You posted the increase in compensation costs at those banks, yet I do not see increase/decrease percentages in revenue for those same banks? Furthermore, the employees at Investment Banks are compensated for the performance of their respective company/division/group, not for the aggregate performance of the US Financial Economy. ie. ABC Bank loses $100 Million this year. Broken down John Smith loses $1.1 Billion for the bank. Mike Martin makes $1 billion for the bank. In order to retain the best talent(Mike), ABC pays Mike according to his performance.

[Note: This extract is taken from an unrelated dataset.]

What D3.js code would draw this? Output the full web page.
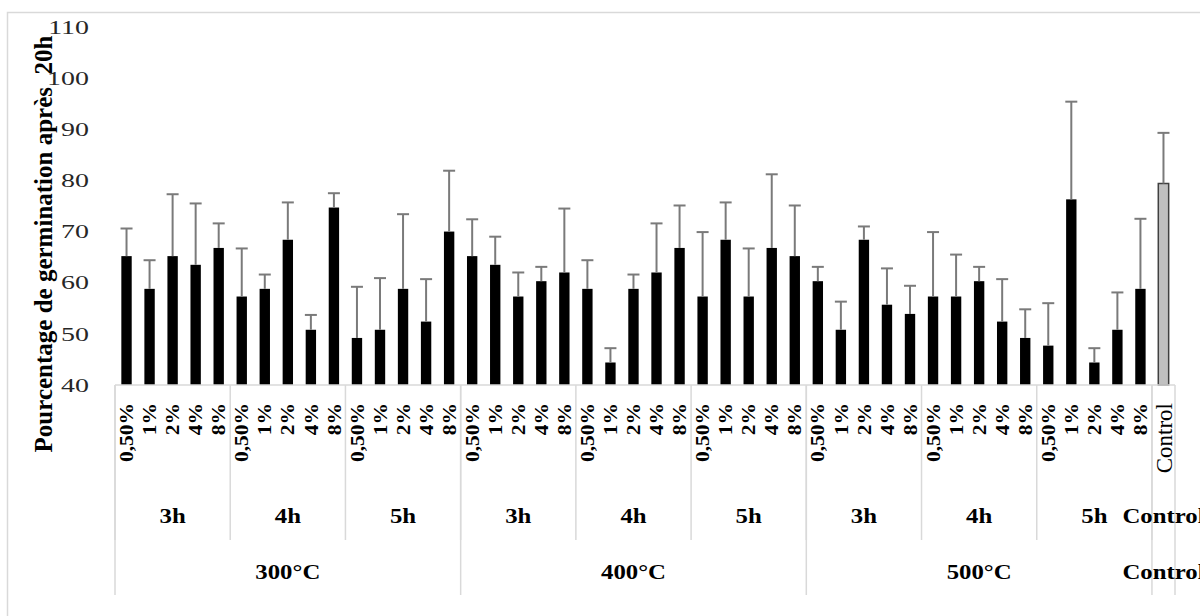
<!DOCTYPE html>
<html>
<head>
<meta charset="utf-8">
<script src="https://cdn.jsdelivr.net/npm/d3@7"></script>
<style>
  body { margin: 0; background: #fff; }
  text { font-family: "Liberation Serif", "Times New Roman", serif; }
</style>
</head>
<body>
<script>
// categories
const temperatures = ['300°C', '400°C', '500°C'];
const durations = ['3h', '4h', '5h'];
const doses = ['0,50%', '1%', '2%', '4%', '8%'];
const controlLabel = 'Control';

// mean germination (%) per temperature / duration, 5 doses each
const means300 = [[65.2, 58.8, 65.2, 63.5, 66.8], [57.3, 58.8, 68.4, 50.8, 74.7], [49.2, 50.8, 58.8, 52.4, 70.0]];
const means400 = [[65.2, 63.5, 57.3, 60.3, 62.0], [58.8, 44.4, 58.8, 62.0, 66.8], [57.3, 68.4, 57.3, 66.8, 65.2]];
const means500 = [[60.3, 50.8, 68.4, 55.7, 53.9], [57.3, 57.3, 60.3, 52.4, 49.2], [47.7, 76.3, 44.4, 50.8, 58.8]];
// standard deviation (upper error bar)
const sd300 = [[5.4, 5.6, 12.1, 12.0, 4.8], [9.4, 2.8, 7.3, 2.9, 2.8], [10.0, 10.1, 14.6, 8.3, 11.9]];
const sd400 = [[7.2, 5.5, 4.7, 2.8, 12.5], [5.6, 2.8, 2.8, 9.6, 8.3], [12.6, 7.3, 9.4, 14.4, 9.9]];
const sd500 = [[2.8, 5.5, 2.6, 7.1, 5.5], [12.6, 8.2, 2.8, 8.3, 5.6], [8.3, 19.1, 2.8, 7.3, 13.7]];
const controlMean = 79.4;
const controlSd = 9.9;

const yTicks = [40, 50, 60, 70, 80, 90, 100, 110];
const yTitle = 'Pourcentage de germination après\u00a0\u00a020h';

const svgWidth = 1200;
const svgHeight = 616;
const plot = {left: 115, right: 1175, top: 27, bottom: 385};

// flat rows
const allMeans = [means300, means400, means500];
const allSd = [sd300, sd400, sd500];
const data = [];
temperatures.forEach((t, ti) => {
    durations.forEach((h, hi) => {
        doses.forEach((d, di) => {
            data.push({key: t + '|' + h + '|' + d, temp: t, dur: h, dose: d,
                value: allMeans[ti][hi][di], sd: allSd[ti][hi][di], control: false});
        });
    });
});
data.push({key: 'Control|Control|Control', temp: controlLabel, dur: controlLabel, dose: controlLabel,
    value: controlMean, sd: controlSd, control: true});

const svg = d3.select('body').append('svg')
    .attr('width', svgWidth)
    .attr('height', svgHeight);

// chart border
svg.append('rect')
    .attr('x', 7.5).attr('y', 12.5)
    .attr('width', 1400).attr('height', 800)
    .attr('fill', 'none')
    .attr('stroke', '#d9d9d9')
    .attr('stroke-width', 1.5);

const pad = 0.55;
const scaleX = d3.scaleBand()
    .domain(data.map(d => d.key))
    .range([plot.left, plot.right])
    .paddingInner(pad)
    .paddingOuter(pad / 2);

const scaleY = d3.scaleLinear()
    .domain([40, 110])
    .range([plot.bottom, plot.top]);

const step = scaleX.step();
const slotStart = k => scaleX(k) - step * pad / 2;
const slotCenter = k => scaleX(k) + scaleX.bandwidth() / 2;

// y tick labels
svg.append('g').selectAll('text')
    .data(yTicks)
    .join('text')
    .attr('transform', d => `translate(89,${scaleY(d)}) scale(1.47,1)`)
    .attr('text-anchor', 'end')
    .attr('dy', '0.35em')
    .attr('font-size', 19)
    .attr('fill', '#262626')
    .text(d => d);

// y title
svg.append('text')
    .attr('transform', 'translate(52,244) rotate(-90)')
    .attr('text-anchor', 'middle')
    .attr('font-size', 25)
    .attr('font-weight', 'bold')
    .attr('fill', '#000')
    .text(yTitle);

// bars
svg.append('g').selectAll('rect')
    .data(data)
    .join('rect')
    .attr('x', d => scaleX(d.key))
    .attr('y', d => scaleY(d.value))
    .attr('width', scaleX.bandwidth())
    .attr('height', d => scaleY(40) - scaleY(d.value))
    .attr('fill', d => d.control ? '#c0c0c0' : '#000')
    .attr('stroke', d => d.control ? '#404040' : 'none')
    .attr('stroke-width', 1.5);

// error bars
const errG = svg.append('g')
    .attr('stroke', '#7a7a7a')
    .attr('stroke-width', 2);
errG.selectAll('line.stem')
    .data(data)
    .join('line')
    .attr('class', 'stem')
    .attr('x1', d => slotCenter(d.key))
    .attr('x2', d => slotCenter(d.key))
    .attr('y1', d => scaleY(d.value))
    .attr('y2', d => scaleY(d.value + d.sd));
errG.selectAll('line.cap')
    .data(data)
    .join('line')
    .attr('class', 'cap')
    .attr('x1', d => slotCenter(d.key) - 6)
    .attr('x2', d => slotCenter(d.key) + 6)
    .attr('y1', d => scaleY(d.value + d.sd))
    .attr('y2', d => scaleY(d.value + d.sd));

// x axis line
svg.append('line')
    .attr('x1', plot.left).attr('x2', plot.right)
    .attr('y1', plot.bottom).attr('y2', plot.bottom)
    .attr('stroke', '#d9d9d9')
    .attr('stroke-width', 1.5);

// dose labels (rotated)
svg.append('g').selectAll('text')
    .data(data)
    .join('text')
    .attr('transform', d => `translate(${slotCenter(d.key)},403) rotate(-90) scale(${d.control ? 1 : 1.13},1)`)
    .attr('text-anchor', 'end')
    .attr('dy', '0.35em')
    .attr('font-size', d => d.control ? 23 : 19)
    .attr('font-weight', d => d.control ? 'normal' : 'bold')
    .attr('fill', '#000')
    .text(d => d.dose);

// groups for duration and temperature levels
const durGroups = d3.groups(data, d => d.temp + '|' + d.dur).map(([k, rows]) => ({
    label: rows[0].dur,
    x0: slotStart(rows[0].key),
    x1: slotStart(rows[rows.length - 1].key) + step
}));
const tempGroups = d3.groups(data, d => d.temp).map(([k, rows]) => ({
    label: rows[0].temp,
    x0: slotStart(rows[0].key),
    x1: slotStart(rows[rows.length - 1].key) + step
}));

const sepG = svg.append('g')
    .attr('stroke', '#d9d9d9')
    .attr('stroke-width', 1.5);
sepG.selectAll('line.dur')
    .data(durGroups.map(g => g.x0))
    .join('line')
    .attr('class', 'dur')
    .attr('x1', d => d).attr('x2', d => d)
    .attr('y1', plot.bottom).attr('y2', 540);
sepG.selectAll('line.temp')
    .data(tempGroups.map(g => g.x0).concat([plot.right]))
    .join('line')
    .attr('class', 'temp')
    .attr('x1', d => d).attr('x2', d => d)
    .attr('y1', plot.bottom).attr('y2', 595);

svg.append('g').selectAll('text')
    .data(durGroups)
    .join('text')
    .attr('transform', d => `translate(${(d.x0 + d.x1) / 2},523) scale(1.18,1)`)
    .attr('text-anchor', 'middle')
    .attr('font-size', 21)
    .attr('font-weight', 'bold')
    .text(d => d.label);

svg.append('g').selectAll('text')
    .data(tempGroups)
    .join('text')
    .attr('transform', d => `translate(${(d.x0 + d.x1) / 2},579) scale(1.18,1)`)
    .attr('text-anchor', 'middle')
    .attr('font-size', 21)
    .attr('font-weight', 'bold')
    .text(d => d.label);
</script>
</body>
</html>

Investment Bank bonuses are far different than executive companesation. Do not confuse the 2. These bonuses are commensurate with performance. When a bank has a bad year, these same people lose their jobs. It is well known that there is little to no job security at these banks.
December 7, 2007 | Unregistered CommenterMoose
'the top of the company is rewarded accordingly'

Morgan Stanley and Merill each have 50,000 employees, Goldman 25,000. Are you seriously trying to suggest that a 54% increase in compensation (for Goldman, thats about $4-7 billion, is going to the CEO)?

Get a clue. if you want to talk about unjustified exec comp, dont state TOTAL FIRMWIDE compensation figures, it doesn't make any sense. Especially when exec comp figures are readily available.